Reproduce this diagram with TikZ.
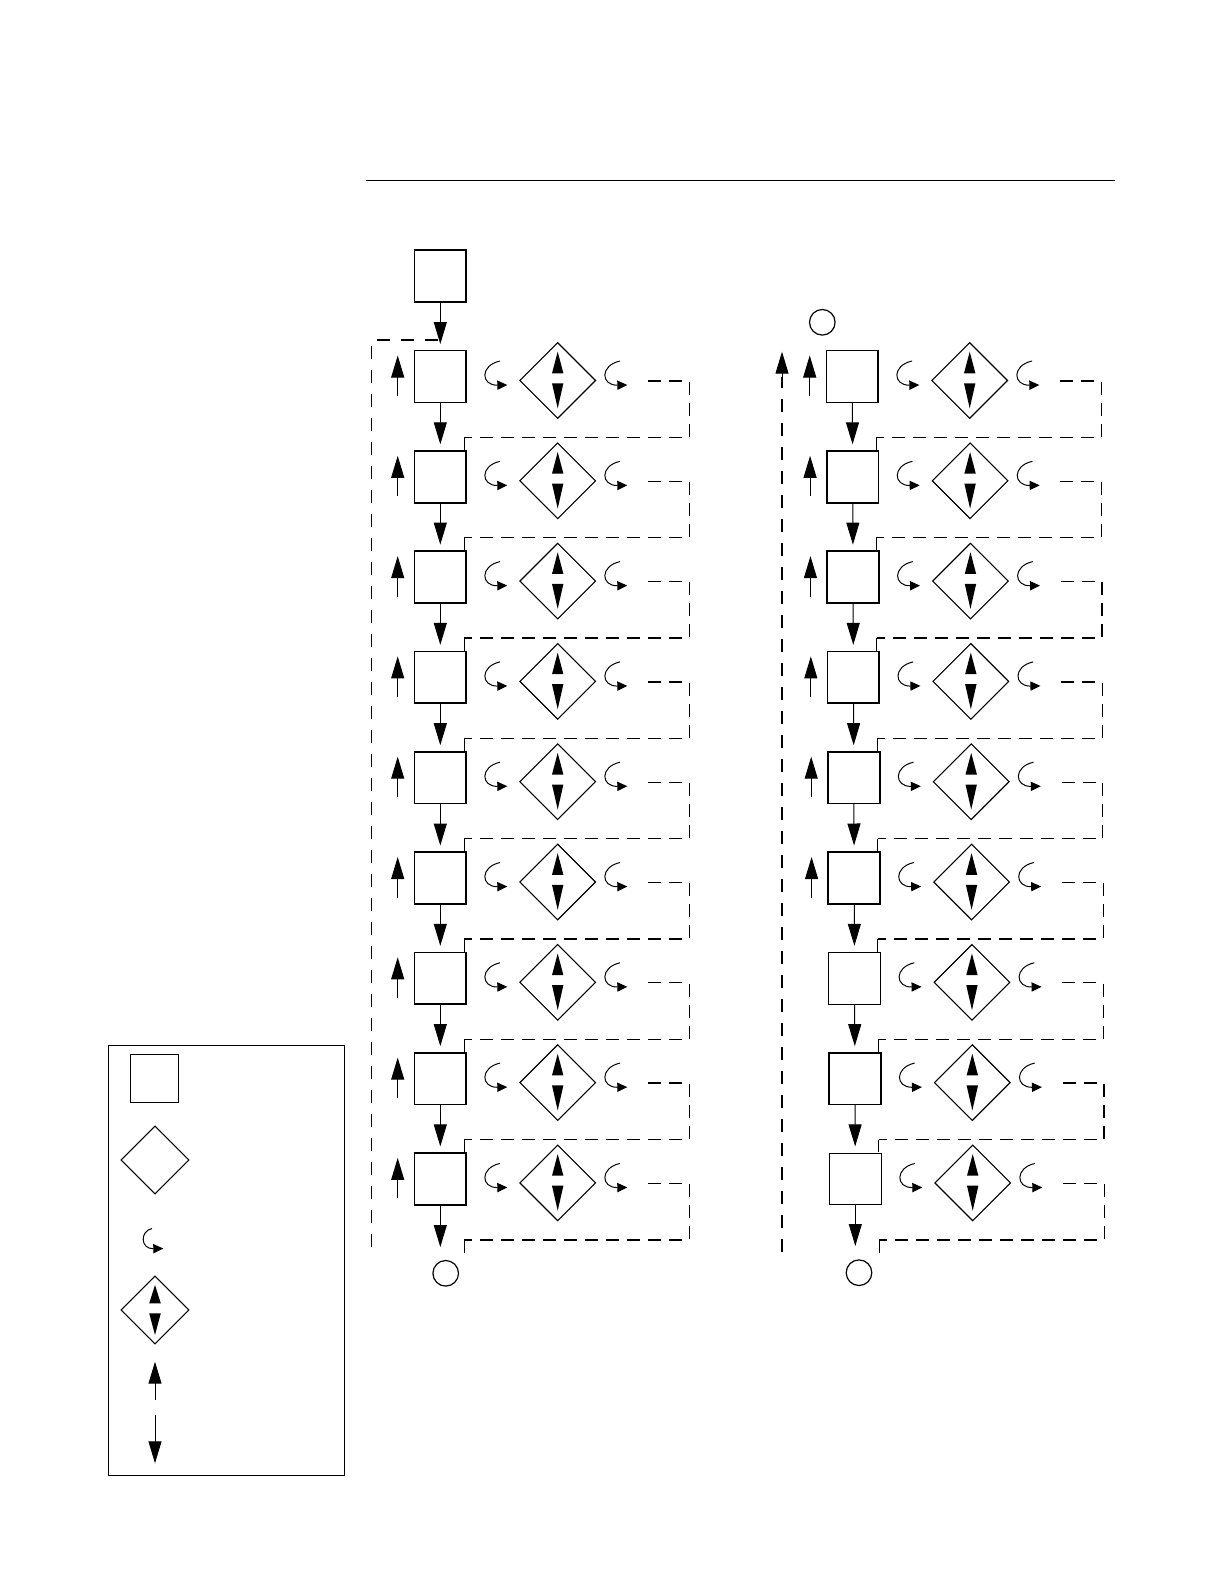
\documentclass[tikz,border=0pt]{standalone}
\usetikzlibrary{arrows.meta,shapes.geometric,calc}
\begin{document}
\begin{tikzpicture}[x=0.5pt,y=-0.5pt,
  boxst/.style={draw,line width=0.85pt,minimum size=25.9pt,inner sep=0pt,outer sep=0pt},
  thinbox/.style={boxst,line width=0.5pt},
  dia/.style={draw,diamond,aspect=1,line width=0.55pt,minimum width=37.8pt,minimum height=37.8pt,inner sep=0pt,outer sep=0pt},
  circ/.style={draw,circle,line width=0.6pt,minimum size=12.8pt,inner sep=0pt},
  arr/.style={line width=0.5pt,-{Triangle[length=11pt,width=6.5pt]}},
  curl/.style={line width=0.5pt,-{Triangle[length=5pt,width=4.6pt]}},
  loopdash/.style={line width=0.65pt,dash pattern=on 6.5pt off 4pt},
  longdash/.style={line width=0.55pt,dash pattern=on 6.5pt off 5.5pt}]
\useasboundingbox (0,0) rectangle (1224,1584);
% top rule
\coordinate (ruleA) at (365.6,180.8);
\coordinate (ruleB) at (1115,180.8);
\draw[line width=0.65pt] (ruleA) -- (ruleB);
% ---------- left column ----------
\node[boxst] (L0) at (440.3,276) {};
\foreach \i in {1,...,9}{
  \pgfmathsetmacro\cy{376.5+100.3*(\i-1)}
  \node[boxst] (L\i) at (440.3,\cy) {};
  \node[dia] (LD\i) at (557.7,\cy+4) {};
  \fill[shift={(LD\i)}] (-5.7,-7.2) -- (0,-28.8) -- (5.7,-7.2) -- cycle;
  \fill[shift={(LD\i)}] (-5.7,2.8) -- (0,27.8) -- (5.7,2.8) -- cycle;
  \draw[curl,shift={(LD\i)}] (-57.7,-19.5) .. controls (-78,-15) and (-77,5) .. (-50.4,4.5);
  \draw[curl,shift={(LD\i)}] (62.3,-19.5) .. controls (42,-15) and (43,5) .. (69.6,4.5);
  \coordinate (La\i) at (648,\cy+4.5);
  \coordinate (Lb\i) at (689.3,\cy+4.5);
  \coordinate (Lc\i) at (689.3,\cy+61);
  \coordinate (Ld\i) at (464,\cy+61);
  \coordinate (Le\i) at (464,\cy+73.6);
  \draw[loopdash] (La\i) -- (Lb\i) -- (Lc\i) -- (Ld\i);
  \draw[line width=0.5pt] (Ld\i) -- (Le\i);
  \coordinate (Lu\i) at (397.7,\cy+19.5);
  \coordinate (Lt\i) at (397.7,\cy-21);
  \draw[arr] (Lu\i) -- (Lt\i);
}
\foreach \i [evaluate=\i as \j using int(\i+1)] in {0,...,8}{
  \draw[arr,shorten >=3.3pt] (L\i) -- (L\j);
}
\coordinate (Lend) at (440.3,1247);
\draw[arr] (L9) -- (Lend);
\node[circ] (LC) at (445.7,1273.3) {};
\coordinate (Ltop) at (438,340);
\coordinate (Lcorner) at (371.7,340);
\coordinate (Lbot) at (371.7,1253);
\draw[longdash] (Ltop) -- (Lcorner) -- (Lbot);
% ---------- right column ----------
\node[circ] (RC0) at (822.3,322.3) {};
\foreach \i in {1,...,9}{
  \pgfmathsetmacro\cy{376.5+100.3*(\i-1)}
  \pgfmathsetmacro\ox{412+3*(\i-1)/8}
  \ifnum\i=7
    \node[thinbox] (R\i) at (440.3+\ox,\cy) {};
  \else\ifnum\i=9
    \node[thinbox] (R\i) at (440.3+\ox,\cy) {};
  \else
    \node[boxst] (R\i) at (440.3+\ox,\cy) {};
  \fi\fi
  \node[dia] (RD\i) at (557.7+\ox,\cy+4) {};
  \fill[shift={(RD\i)}] (-5.7,-7.2) -- (0,-28.8) -- (5.7,-7.2) -- cycle;
  \fill[shift={(RD\i)}] (-5.7,2.8) -- (0,27.8) -- (5.7,2.8) -- cycle;
  \draw[curl,shift={(RD\i)}] (-57.7,-19.5) .. controls (-78,-15) and (-77,5) .. (-50.4,4.5);
  \draw[curl,shift={(RD\i)}] (62.3,-19.5) .. controls (42,-15) and (43,5) .. (69.6,4.5);
  \coordinate (Ra\i) at (648+\ox,\cy+4.5);
  \coordinate (Rb\i) at (689.3+\ox,\cy+4.5);
  \coordinate (Rc\i) at (689.3+\ox,\cy+61);
  \coordinate (Rd\i) at (464+\ox,\cy+61);
  \coordinate (Re\i) at (464+\ox,\cy+73.6);
  \draw[loopdash] (Ra\i) -- (Rb\i) -- (Rc\i) -- (Rd\i);
  \draw[line width=0.5pt] (Rd\i) -- (Re\i);
  \ifnum\i<7
    \coordinate (Ru\i) at (397.7+\ox,\cy+19.5);
    \coordinate (Rt\i) at (397.7+\ox,\cy-21);
    \draw[arr] (Ru\i) -- (Rt\i);
  \fi
}
\foreach \i [evaluate=\i as \j using int(\i+1)] in {1,...,8}{
  \draw[arr,shorten >=3.3pt] (R\i) -- (R\j);
}
\coordinate (Rend) at (855.3,1246);
\draw[arr] (R9) -- (Rend);
\node[circ] (RC) at (859,1272.7) {};
\coordinate (Rbot) at (782,1252);
\coordinate (Rmid) at (782,377);
\coordinate (Rtip) at (782,351.7);
\draw[longdash] (Rbot) -- (Rmid);
\draw[arr] (Rmid) -- (Rtip);
% ---------- legend ----------
\node[draw,line width=0.55pt,minimum width=118.1pt,minimum height=214.9pt,inner sep=0pt] (K0) at (226.4,1260.6) {};
\node[boxst,line width=0.55pt,minimum size=24pt] (K1) at (154.3,1078.3) {};
\node[dia,minimum width=33.8pt,minimum height=33.8pt] (K2) at (155,1160) {};
\draw[curl] (152,1228.5) .. controls (140,1231) and (140,1249) .. (163.3,1248.5);
\node[dia,minimum width=33.8pt,minimum height=33.8pt] (K4) at (155,1310) {};
\fill[shift={(K4)}] (-5.8,-6.7) -- (0,-25) -- (5.8,-6.7) -- cycle;
\fill[shift={(K4)}] (-5.8,3.3) -- (0,25) -- (5.8,3.3) -- cycle;
\coordinate (Kua) at (155,1400);
\coordinate (Kut) at (155,1361.7);
\draw[arr] (Kua) -- (Kut);
\coordinate (Kda) at (155,1415);
\coordinate (Kdt) at (155,1463.3);
\draw[arr] (Kda) -- (Kdt);
\end{tikzpicture}
\end{document}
- - - - - - -
### THE REQUEST
Each line of the data is to be duplicated exactly; pictures stay out of the copy.

### RESPONSE BELOW
Reproduce this diagram with TikZ.
\documentclass[tikz,border=0pt]{standalone}
\usetikzlibrary{arrows.meta,shapes.geometric,calc}
\begin{document}
\begin{tikzpicture}[x=0.5pt,y=-0.5pt,
  boxst/.style={draw,line width=0.85pt,minimum size=25.9pt,inner sep=0pt,outer sep=0pt},
  thinbox/.style={boxst,line width=0.5pt},
  dia/.style={draw,diamond,aspect=1,line width=0.55pt,minimum width=37.8pt,minimum height=37.8pt,inner sep=0pt,outer sep=0pt},
  circ/.style={draw,circle,line width=0.6pt,minimum size=12.8pt,inner sep=0pt},
  arr/.style={line width=0.5pt,-{Triangle[length=11pt,width=6.5pt]}},
  curl/.style={line width=0.5pt,-{Triangle[length=5pt,width=4.6pt]}},
  loopdash/.style={line width=0.65pt,dash pattern=on 6.5pt off 4pt},
  longdash/.style={line width=0.55pt,dash pattern=on 6.5pt off 5.5pt}]
\useasboundingbox (0,0) rectangle (1224,1584);
% top rule
\coordinate (ruleA) at (365.6,180.8);
\coordinate (ruleB) at (1115,180.8);
\draw[line width=0.65pt] (ruleA) -- (ruleB);
% ---------- left column ----------
\node[boxst] (L0) at (440.3,276) {};
\foreach \i in {1,...,9}{
  \pgfmathsetmacro\cy{376.5+100.3*(\i-1)}
  \node[boxst] (L\i) at (440.3,\cy) {};
  \node[dia] (LD\i) at (557.7,\cy+4) {};
  \fill[shift={(LD\i)}] (-5.7,-7.2) -- (0,-28.8) -- (5.7,-7.2) -- cycle;
  \fill[shift={(LD\i)}] (-5.7,2.8) -- (0,27.8) -- (5.7,2.8) -- cycle;
  \draw[curl,shift={(LD\i)}] (-57.7,-19.5) .. controls (-78,-15) and (-77,5) .. (-50.4,4.5);
  \draw[curl,shift={(LD\i)}] (62.3,-19.5) .. controls (42,-15) and (43,5) .. (69.6,4.5);
  \coordinate (La\i) at (648,\cy+4.5);
  \coordinate (Lb\i) at (689.3,\cy+4.5);
  \coordinate (Lc\i) at (689.3,\cy+61);
  \coordinate (Ld\i) at (464,\cy+61);
  \coordinate (Le\i) at (464,\cy+73.6);
  \draw[loopdash] (La\i) -- (Lb\i) -- (Lc\i) -- (Ld\i);
  \draw[line width=0.5pt] (Ld\i) -- (Le\i);
  \coordinate (Lu\i) at (397.7,\cy+19.5);
  \coordinate (Lt\i) at (397.7,\cy-21);
  \draw[arr] (Lu\i) -- (Lt\i);
}
\foreach \i [evaluate=\i as \j using int(\i+1)] in {0,...,8}{
  \draw[arr,shorten >=3.3pt] (L\i) -- (L\j);
}
\coordinate (Lend) at (440.3,1247);
\draw[arr] (L9) -- (Lend);
\node[circ] (LC) at (445.7,1273.3) {};
\coordinate (Ltop) at (438,340);
\coordinate (Lcorner) at (371.7,340);
\coordinate (Lbot) at (371.7,1253);
\draw[longdash] (Ltop) -- (Lcorner) -- (Lbot);
% ---------- right column ----------
\node[circ] (RC0) at (822.3,322.3) {};
\foreach \i in {1,...,9}{
  \pgfmathsetmacro\cy{376.5+100.3*(\i-1)}
  \pgfmathsetmacro\ox{412+3*(\i-1)/8}
  \ifnum\i=7
    \node[thinbox] (R\i) at (440.3+\ox,\cy) {};
  \else\ifnum\i=9
    \node[thinbox] (R\i) at (440.3+\ox,\cy) {};
  \else
    \node[boxst] (R\i) at (440.3+\ox,\cy) {};
  \fi\fi
  \node[dia] (RD\i) at (557.7+\ox,\cy+4) {};
  \fill[shift={(RD\i)}] (-5.7,-7.2) -- (0,-28.8) -- (5.7,-7.2) -- cycle;
  \fill[shift={(RD\i)}] (-5.7,2.8) -- (0,27.8) -- (5.7,2.8) -- cycle;
  \draw[curl,shift={(RD\i)}] (-57.7,-19.5) .. controls (-78,-15) and (-77,5) .. (-50.4,4.5);
  \draw[curl,shift={(RD\i)}] (62.3,-19.5) .. controls (42,-15) and (43,5) .. (69.6,4.5);
  \coordinate (Ra\i) at (648+\ox,\cy+4.5);
  \coordinate (Rb\i) at (689.3+\ox,\cy+4.5);
  \coordinate (Rc\i) at (689.3+\ox,\cy+61);
  \coordinate (Rd\i) at (464+\ox,\cy+61);
  \coordinate (Re\i) at (464+\ox,\cy+73.6);
  \draw[loopdash] (Ra\i) -- (Rb\i) -- (Rc\i) -- (Rd\i);
  \draw[line width=0.5pt] (Rd\i) -- (Re\i);
  \ifnum\i<7
    \coordinate (Ru\i) at (397.7+\ox,\cy+19.5);
    \coordinate (Rt\i) at (397.7+\ox,\cy-21);
    \draw[arr] (Ru\i) -- (Rt\i);
  \fi
}
\foreach \i [evaluate=\i as \j using int(\i+1)] in {1,...,8}{
  \draw[arr,shorten >=3.3pt] (R\i) -- (R\j);
}
\coordinate (Rend) at (855.3,1246);
\draw[arr] (R9) -- (Rend);
\node[circ] (RC) at (859,1272.7) {};
\coordinate (Rbot) at (782,1252);
\coordinate (Rmid) at (782,377);
\coordinate (Rtip) at (782,351.7);
\draw[longdash] (Rbot) -- (Rmid);
\draw[arr] (Rmid) -- (Rtip);
% ---------- legend ----------
\node[draw,line width=0.55pt,minimum width=118.1pt,minimum height=214.9pt,inner sep=0pt] (K0) at (226.4,1260.6) {};
\node[boxst,line width=0.55pt,minimum size=24pt] (K1) at (154.3,1078.3) {};
\node[dia,minimum width=33.8pt,minimum height=33.8pt] (K2) at (155,1160) {};
\draw[curl] (152,1228.5) .. controls (140,1231) and (140,1249) .. (163.3,1248.5);
\node[dia,minimum width=33.8pt,minimum height=33.8pt] (K4) at (155,1310) {};
\fill[shift={(K4)}] (-5.8,-6.7) -- (0,-25) -- (5.8,-6.7) -- cycle;
\fill[shift={(K4)}] (-5.8,3.3) -- (0,25) -- (5.8,3.3) -- cycle;
\coordinate (Kua) at (155,1400);
\coordinate (Kut) at (155,1361.7);
\draw[arr] (Kua) -- (Kut);
\coordinate (Kda) at (155,1415);
\coordinate (Kdt) at (155,1463.3);
\draw[arr] (Kda) -- (Kdt);
\end{tikzpicture}
\end{document}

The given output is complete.